Mientras a ella se la tragaba la arcología, Lina y Heith recorrieron el tramo de pasillo que los separaba del apartamento de Geishel. La puerta no había sido forzada por vándalos; eso la tranquilizó.

Pulsó el timbre.

Una cámara situada en el techo encendió su piloto.

—¡Váyase! —exigió una voz juvenil, no se sabía si masculina o femenina por la estática que bañaba el canal—. Le advierto que estamos armados.

Los visitantes cruzaron una mirada de desconcierto.

—Eh… no queremos haceros ningún daño. Soy Lina. Lina Kolbrand, la hermana de Geishel. ¿Eres Mineia o Vastee?

Silencio al otro lado.

Se oyó un chasquido y el micrófono cambió de manos. La nueva voz era la de un fumador que hubiera abusado tanto de su vicio que se había destrozado las cuerdas y que carecía de dinero para una soldadura molecular.

—No conocemos a ninguna Lina Kolbrand —espetó—. Lárguese por donde ha venido antes de que se me agote la paciencia y llame a Seguridad o le dispare yo mismo.

Heith se adelantó.

—Escuche, amigo —carraspeó, con el metal de una sentencia desagradable—: Sabemos que ésta es la dirección exacta de Geishel Kolbrand, y deduzco que usted debe de ser su marido, Neit. Hemos recorrido mucho cielo para hablar con ustedes, y si no nos dan la oportunidad de probar que somos quienes decimos ser, les demostraremos de la forma más sencilla y directa posible que también estamos armados. En otras palabras —abandonó la pose de abogado elegante y agarró el cuello de la cámara como si fuese el de su interlocutor—: Si no te gusta el lenguaje técnico, imbécil, te puedo meter por el culo el cañón de mi rifle y dejar que dialogues con él. ¿Está claro?

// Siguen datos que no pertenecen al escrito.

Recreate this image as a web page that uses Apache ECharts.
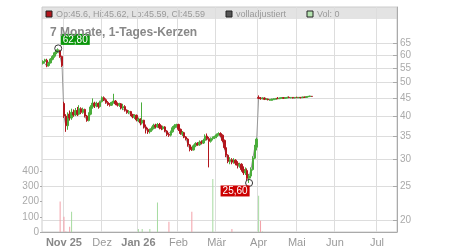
<!DOCTYPE html>
<html>
<head>
<meta charset="utf-8">
<script src="https://cdn.jsdelivr.net/npm/echarts@6/dist/echarts.min.js"></script>
<style>
  html, body { margin: 0; padding: 0; background: #fff; }
  #chart { width: 450px; height: 250px; }
</style>
</head>
<body>
<div id="chart"></div>
<script>
// trading calendar
const firstDay = "2025-10-17";
const lastDay = "2026-07-15";
const holidays = ["2025-12-24", "2025-12-25", "2025-12-26", "2025-12-31", "2026-01-01", "2026-04-03", "2026-04-06", "2026-05-01"];
const monthNames = ["Jan", "Feb", "Mär", "Apr", "Mai", "Jun", "Jul", "Aug", "Sep", "Okt", "Nov", "Dez"];
const priceTicks = [20, 25, 30, 35, 40, 45, 50, 55, 60, 65];

// daily candles (one per trading day from firstDay)
const open = [
  56.8, 57.5, 58.0, 56.0, 57.0, 58.4, 59.6, 61.0, 61.6, 61.8, 59.5,
  43.5, 40.0, 37.5, 40.5, 39.5, 41.0, 40.3, 41.5, 40.5, 42.0, 41.0, 41.8, 40.0, 38.8, 40.5, 42.5, 43.6, 42.8, 43.5, 42.6,
  44.0, 45.2, 44.6, 43.8, 43.2, 43.0, 43.8, 44.2, 43.4, 43.0, 43.4, 42.2, 42.6, 41.6, 41.0, 41.2, 40.4, 39.8, 40.2,
  38.8, 39.2, 38.2, 38.9, 37.2, 36.6, 36.0, 36.4, 36.8, 37.6, 37.2, 37.8, 37.0, 36.8, 37.2, 36.2, 35.4, 35.2, 36.0, 37.0, 37.5,
  37.8, 36.6, 35.6, 35.8, 34.8, 34.3, 33.0, 32.3, 31.9, 32.8, 33.3, 33.0, 33.6, 33.4, 34.0, 35.0, 34.4, 33.8, 34.4, 34.6,
  34.9, 35.3, 35.6, 35.2, 34.0, 32.4, 30.8, 29.6, 29.9, 29.4, 29.8, 29.2, 28.8, 29.0, 28.0, 27.4, 27.8, 26.4, 26.8, 28.0, 30.2, 32.5,
  45.3, 45.0, 44.9, 45.1, 44.7, 44.8, 44.4, 44.4, 44.6, 44.7, 45.0, 44.9, 45.1, 45.2, 45.0, 45.2, 45.3, 45.2, 45.3, 45.1,
  45.3, 45.2, 45.3, 45.2, 45.4, 45.3, 45.5, 45.6, 45.6
];
const close = [
  57.6, 58.2, 55.8, 57.0, 58.5, 59.5, 61.0, 61.8, 62.2, 59.4, 56.0,
  40.0, 37.5, 40.5, 39.5, 41.0, 40.3, 41.5, 40.5, 42.0, 41.0, 41.8, 40.0, 38.8, 40.5, 42.5, 43.6, 42.8, 43.5, 42.6, 44.0,
  45.2, 44.6, 43.8, 43.2, 43.0, 43.8, 44.2, 43.4, 43.0, 43.4, 42.2, 42.6, 41.6, 41.0, 41.2, 40.4, 39.8, 40.2, 39.0,
  39.2, 38.2, 38.9, 37.2, 36.6, 36.0, 36.4, 36.8, 37.6, 37.2, 37.8, 37.0, 36.8, 37.2, 36.2, 35.4, 35.2, 36.0, 37.0, 37.5, 37.8,
  36.6, 35.6, 35.8, 34.8, 34.3, 33.0, 32.0, 31.9, 32.8, 33.3, 33.0, 33.6, 33.4, 34.0, 35.0, 34.4, 33.8, 34.4, 34.6, 34.9,
  35.3, 35.6, 35.2, 34.0, 32.4, 30.8, 29.6, 29.9, 29.4, 29.8, 29.2, 28.8, 29.0, 28.0, 27.4, 27.8, 26.4, 26.8, 28.0, 30.2, 32.5, 34.3,
  45.0, 44.9, 45.1, 44.7, 44.8, 44.6, 44.7, 44.8, 44.9, 45.0, 44.9, 45.1, 45.2, 45.0, 45.2, 45.3, 45.2, 45.3, 45.1, 45.3,
  45.2, 45.3, 45.2, 45.4, 45.3, 45.5, 45.6, 45.7, 45.59
];
const low = [
  56.4, 57.0, 55.4, 55.6, 56.8, 58.0, 59.0, 60.4, 61.0, 59.0, 55.5,
  39.5, 36.0, 36.5, 38.8, 39.0, 39.8, 40.0, 40.0, 40.2, 40.5, 40.6, 39.6, 38.5, 38.6, 40.2, 42.0, 42.2, 42.4, 42.0, 42.3,
  43.8, 44.2, 43.4, 42.8, 42.6, 42.8, 43.5, 43.0, 42.6, 42.5, 41.8, 41.6, 41.2, 40.6, 40.5, 40.0, 39.4, 39.2, 38.6,
  38.4, 37.6, 37.8, 36.8, 35.6, 35.5, 35.6, 36.0, 36.6, 36.8, 37.0, 36.6, 36.4, 36.5, 35.9, 35.0, 34.8, 34.9, 35.8, 36.6, 37.2,
  36.2, 35.3, 35.0, 34.5, 34.0, 32.6, 31.6, 31.7, 31.8, 32.5, 32.8, 32.8, 33.1, 33.2, 33.8, 34.0, 28.4, 33.5, 34.0, 34.3,
  34.5, 35.1, 34.8, 33.6, 32.0, 30.4, 29.2, 29.0, 29.0, 29.1, 28.8, 28.2, 28.4, 27.6, 27.0, 27.0, 26.0, 25.6, 26.4, 27.8, 30.0, 31.8,
  44.8, 44.6, 44.7, 44.5, 44.5, 44.4, 44.3, 44.3, 44.5, 44.6, 44.8, 44.8, 44.9, 44.9, 44.9, 45.0, 45.1, 45.0, 45.0, 45.0,
  45.1, 45.1, 45.0, 45.1, 45.2, 45.2, 45.4, 45.5, 45.59
];
const high = [
  58.0, 58.6, 58.6, 57.4, 58.8, 60.0, 61.4, 62.4, 62.8, 62.2, 59.8,
  44.0, 40.5, 41.0, 41.5, 42.0, 41.8, 42.2, 42.5, 43.0, 42.4, 42.3, 42.0, 40.3, 41.0, 43.0, 45.0, 44.0, 44.0, 43.8, 44.3,
  45.6, 45.6, 45.0, 44.2, 43.6, 44.0, 46.4, 44.5, 43.8, 43.7, 43.6, 43.4, 43.0, 41.8, 41.6, 41.4, 40.6, 40.5, 40.4,
  39.6, 39.4, 43.8, 39.0, 37.8, 37.0, 36.8, 37.3, 38.0, 38.0, 38.2, 38.2, 37.6, 37.5, 37.4, 36.4, 35.8, 36.3, 37.4, 37.9, 38.0,
  38.0, 36.8, 36.2, 36.0, 35.0, 34.5, 33.2, 32.6, 33.1, 33.6, 33.6, 34.0, 34.0, 34.3, 35.4, 35.6, 34.8, 34.7, 34.9, 35.1,
  35.6, 35.9, 35.9, 35.4, 34.2, 32.6, 31.0, 30.4, 30.2, 30.2, 30.0, 29.6, 29.3, 29.2, 28.6, 28.4, 28.2, 27.2, 28.4, 30.6, 33.0, 34.6,
  45.9, 45.4, 45.3, 45.3, 45.0, 44.9, 44.8, 44.9, 45.0, 45.1, 45.4, 45.2, 45.3, 45.4, 45.3, 45.5, 45.6, 45.4, 45.4, 45.4,
  45.5, 45.4, 45.4, 45.5, 45.5, 45.6, 45.7, 45.8, 45.62
];
const volume = [
  0, 0, 0, 0, 0, 0, 0, 0, 0, 200, 0, 100, 4, 0, 35, 133, 0, 0, 0, 0,
  0, 0, 0, 0, 0, 0, 0, 0, 0, 0, 0, 0, 0, 0, 0, 0, 0, 0, 0, 0,
  0, 0, 0, 0, 0, 0, 0, 0, 0, 0, 20, 0, 20, 0, 0, 0, 20, 0, 0, 0,
  193, 0, 0, 0, 0, 0, 68, 0, 0, 0, 0, 0, 0, 0, 0, 0, 0, 0, 133, 0,
  0, 0, 0, 0, 0, 0, 0, 0, 0, 348, 0, 0, 0, 0, 0, 0, 0, 0, 0, 20,
  0, 0, 0, 0, 0, 0, 0, 0, 0, 0, 0, 0, 0, 238, 74, 4, 0, 0, 0, 0,
  0, 0, 0, 0, 0, 0, 0, 0, 0, 0, 0, 0, 0, 0, 0, 0, 0, 0, 0, 0,
  0, 0
];

const UP = "#4aad3b";
const DOWN = "#b3161d";

function tradingDays(from, to) {
  const days = [];
  const d = new Date(from + "T00:00:00Z");
  const end = new Date(to + "T00:00:00Z");
  while (d <= end) {
    const wd = d.getUTCDay();
    const s = d.toISOString().slice(0, 10);
    if (wd !== 0 && wd !== 6 && !holidays.includes(s)) days.push(s);
    d.setUTCDate(d.getUTCDate() + 1);
  }
  return days;
}

const dates = tradingDays(firstDay, lastDay);
const isMonthStart = i => i > 0 && dates[i].slice(5, 7) !== dates[i - 1].slice(5, 7);
const firstMonthStart = dates.findIndex((d, i) => isMonthStart(i));

const candles = open.map((o, i) => [o, close[i], low[i], high[i]]);
const volBars = volume.map((v, i) => ({
  value: v,
  itemStyle: { color: i > 0 && close[i] < close[i - 1] ? "#f3a0a8" : "#a6dba0" }
}));

const last = open.length - 1;
const headerText = `Op:${open[last]}, Hi:${high[last]}, Lo:${low[last]}, Cl:${close[last]}`;
const comma = p => p.value.toFixed(2).replace(".", ",");
const font = "Liberation Sans, Arial, sans-serif";

const chart = echarts.init(document.getElementById("chart"));
chart.setOption({
  animation: false,
  textStyle: { fontFamily: font },
  title: {
    text: "7 Monate, 1-Tages-Kerzen",
    left: 45,
    top: 22,
    textStyle: { fontSize: 12, fontWeight: "bold", color: "#888" }
  },
  graphic: [
    { type: "rect", z: -10, shape: { x: 42, y: 7, width: 355, height: 12 }, style: { fill: "#e3e3e3" } },
    { type: "rect", shape: { x: 46, y: 11, width: 6, height: 6 }, style: { fill: "#b3161d", stroke: "#222", lineWidth: 1 } },
    { type: "text", x: 56, y: 14.5, style: { text: headerText, fill: "#999", fontSize: 9, verticalAlign: "middle", fontFamily: font } },
    { type: "rect", shape: { x: 226, y: 11, width: 6, height: 6 }, style: { fill: "#555", stroke: "#222", lineWidth: 1 } },
    { type: "text", x: 236, y: 14.5, style: { text: "volladjustiert", fill: "#999", fontSize: 9, verticalAlign: "middle", fontFamily: font } },
    { type: "rect", shape: { x: 307, y: 11, width: 6, height: 6 }, style: { fill: "#b5e3b0", stroke: "#222", lineWidth: 1 } },
    { type: "text", x: 317, y: 14.5, style: { text: "Vol: 0", fill: "#999", fontSize: 9, verticalAlign: "middle", fontFamily: font } }
  ],
  grid: [
    { left: 42, right: 53, top: 7, bottom: 18, show: true, borderColor: "#ccc", borderWidth: 1 },
    { left: 42, right: 53, bottom: 18, height: 61 }
  ],
  xAxis: [
    {
      type: "category",
      gridIndex: 0,
      data: dates,
      boundaryGap: true,
      axisLine: { lineStyle: { color: "#aaa" } },
      axisTick: { interval: isMonthStart, length: 3, lineStyle: { color: "#ccc" } },
      splitLine: { show: true, interval: isMonthStart, lineStyle: { color: "#ddd" } },
      axisLabel: {
        interval: isMonthStart,
        margin: 5,
        color: "#999",
        fontSize: 11,
        formatter: value => {
          const m = +value.slice(5, 7) - 1;
          if (m === 0 || value === dates[firstMonthStart]) return `{b|${monthNames[m]} ${value.slice(2, 4)}}`;
          return monthNames[m];
        },
        rich: { b: { fontWeight: "bold", color: "#888", fontSize: 11 } }
      }
    },
    {
      type: "category",
      gridIndex: 1,
      data: dates,
      boundaryGap: true,
      show: false
    }
  ],
  yAxis: [
    {
      type: "log",
      gridIndex: 0,
      position: "right",
      min: 18.46,
      max: 82.76,
      axisLine: { show: true, lineStyle: { color: "#aaa" } },
      axisTick: { show: true, inside: true, length: 4, customValues: priceTicks, lineStyle: { color: "#aaa" } },
      axisLabel: { customValues: priceTicks, color: "#aaa", fontSize: 10, margin: 3 },
      splitLine: { show: true, lineStyle: { color: "#ddd" } }
    },
    {
      type: "value",
      gridIndex: 1,
      position: "left",
      min: 0,
      max: 400,
      interval: 100,
      axisLine: { show: false },
      axisTick: { show: true, length: 2, lineStyle: { color: "#aaa" } },
      axisLabel: { color: "#aaa", fontSize: 10, margin: 3 },
      splitLine: { show: false }
    }
  ],
  series: [
    {
      type: "bar",
      xAxisIndex: 1,
      yAxisIndex: 1,
      barWidth: 1,
      data: volBars
    },
    {
      type: "line",
      xAxisIndex: 0,
      yAxisIndex: 0,
      data: close,
      symbol: "none",
      z: 1,
      lineStyle: { color: "#999", width: 1 }
    },
    {
      type: "candlestick",
      xAxisIndex: 0,
      yAxisIndex: 0,
      barWidth: 2,
      z: 3,
      data: candles,
      itemStyle: { color: UP, color0: DOWN, borderColor: UP, borderColor0: DOWN, borderWidth: 1 },
      markPoint: {
        symbol: "circle",
        symbolSize: 7,
        itemStyle: { color: "rgba(0,0,0,0)", borderColor: "#333", borderWidth: 1 },
        data: [
          {
            type: "max", valueDim: "highest",
            label: { show: true, position: [6.5, -10.5], formatter: comma, color: "#fff", backgroundColor: "#0a960a", fontSize: 10, padding: [1, 2, 0, 2] }
          },
          {
            type: "min", valueDim: "lowest",
            label: { show: true, position: [-24.5, 6.5], formatter: comma, color: "#fff", backgroundColor: "#cc0000", fontSize: 10, padding: [1, 2, 0, 2] }
          }
        ]
      }
    }
  ]
});
</script>
</body>
</html>
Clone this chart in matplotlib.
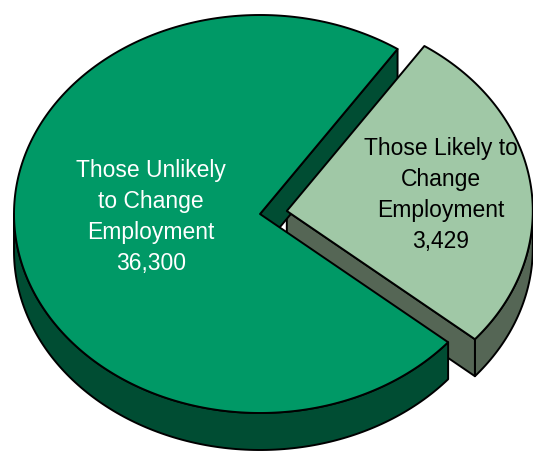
import numpy as np
import matplotlib.pyplot as plt
from matplotlib.patches import Polygon

### chart data
labels = ["Those Unlikely\nto Change\nEmployment", "Those Likely to\nChange\nEmployment"]
counts = [36300, 3429]
# slice sizes as drawn in the picture (percent of the circle)
shares = [73.3, 26.7]
explode = [0.0, 0.11]

top_colors = ["#009966", "#A0C8A6"]
side_colors = ["#004D33", "#556655"]
text_colors = ["white", "black"]

### geometry (pixel space)
CX, CY = 260, 215
RX, RY = 246, 199
DEPTH = 37
START = 56.0

plt.rcParams['font.family'] = ['Liberation Sans', 'DejaVu Sans']

fig = plt.figure(figsize=(5.33, 4.56), dpi=100)
ax = fig.add_axes([0, 0, 1, 1])
ax.set_xlim(0, 533)
ax.set_ylim(456, 0)
ax.axis('off')


def proj(cx, cy, r, th):
    t = np.radians(th)
    return cx + RX * r * np.cos(t), cy - RY * r * np.sin(t)


def arc(cx, cy, t1, t2, dz=0):
    th = np.linspace(t1, t2, max(int(abs(t2 - t1)), 2) + 1)
    x, y = proj(cx, cy, 1.0, th)
    return np.column_stack([x, y + dz])


edge = dict(edgecolor='black', linewidth=1.4, joinstyle='round')
angle = START
for i, share in enumerate(shares):
    t1 = angle
    t2 = angle + share * 3.6
    angle = t2
    mid = (t1 + t2) / 2
    ox = RX * explode[i] * np.cos(np.radians(mid))
    oy = -RY * explode[i] * np.sin(np.radians(mid))
    cx, cy = CX + ox, CY + oy
    # the small slice sits behind the big one, so draw it lower
    zs = 1 if i == 0 else 0

    # outer side wall, only the front half shows
    lo, hi = max(t1, 180), min(t2, 360)
    if hi > lo:
        top = arc(cx, cy, lo, hi)
        bot = arc(cx, cy, hi, lo, DEPTH)
        ax.add_patch(Polygon(np.vstack([top, bot]), facecolor=side_colors[i], zorder=1 + zs * 2, **edge))

    # radial faces
    for t, nrm in [(t1, t1 - 90), (t2, t2 + 90)]:
        if np.sin(np.radians(nrm)) < 0:
            ex, ey = proj(cx, cy, 1.0, t)
            pts = [(cx, cy), (ex, ey), (ex, ey + DEPTH), (cx, cy + DEPTH)]
            ax.add_patch(Polygon(pts, facecolor=side_colors[i], zorder=1 + zs * 2, **edge))

    # top face
    top = np.vstack([[cx, cy], arc(cx, cy, t1, t2)])
    ax.add_patch(Polygon(top, facecolor=top_colors[i], zorder=5 + zs, **edge))

# labels
ax.text(151, 217, labels[0] + "\n" + f"{counts[0]:,}", color=text_colors[0],
        fontsize=16.5, ha='center', va='center', linespacing=1.45, zorder=10)
ax.text(441, 195, labels[1] + "\n" + f"{counts[1]:,}", color=text_colors[1],
        fontsize=16.5, ha='center', va='center', linespacing=1.45, zorder=10)

fig.savefig("out.png", dpi=100)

—Jopé, ¿a eso lo llamas diplomacia? —susurró Lina, atónita.

—Es la que se necesita para ganar algunos pleitos —respondió Heith, enseñando el rifle a la cámara.

La puerta se entreabrió.

Detrás asomó medio rostro, un hombre de unos cuarenta años con la piel devastada por una infección cutánea. Sus ojillos negros se movieron inquietos, posándose primero en sus rostros y después en los rifles que ambos portaban. Otra cara más joven apareció a la altura de su pecho. Era una muchacha casi adolescente de cejas muy finas, lo que le daba un aire etéreo y atractivo a su rostro. Había heredado los pómulos del adulto, pero no sus labios. Ni el color del pelo.

—Tú debes de ser Mineia —sonrió la capitana—. Dioses, cómo has cambiado. —Y pensó: «Y qué vieja me he hecho yo, de paso».

—¿De verdad eres Lina? —preguntó el hombre.

Ella le mostró su tarjeta oficial de piloto comerciante, con la foto y la pátina genética impresa.

—Eres Lina —constató el hombre, en tono de acusación.

—Hola, Neit —lo saludó agriamente—. Cuánto tiempo.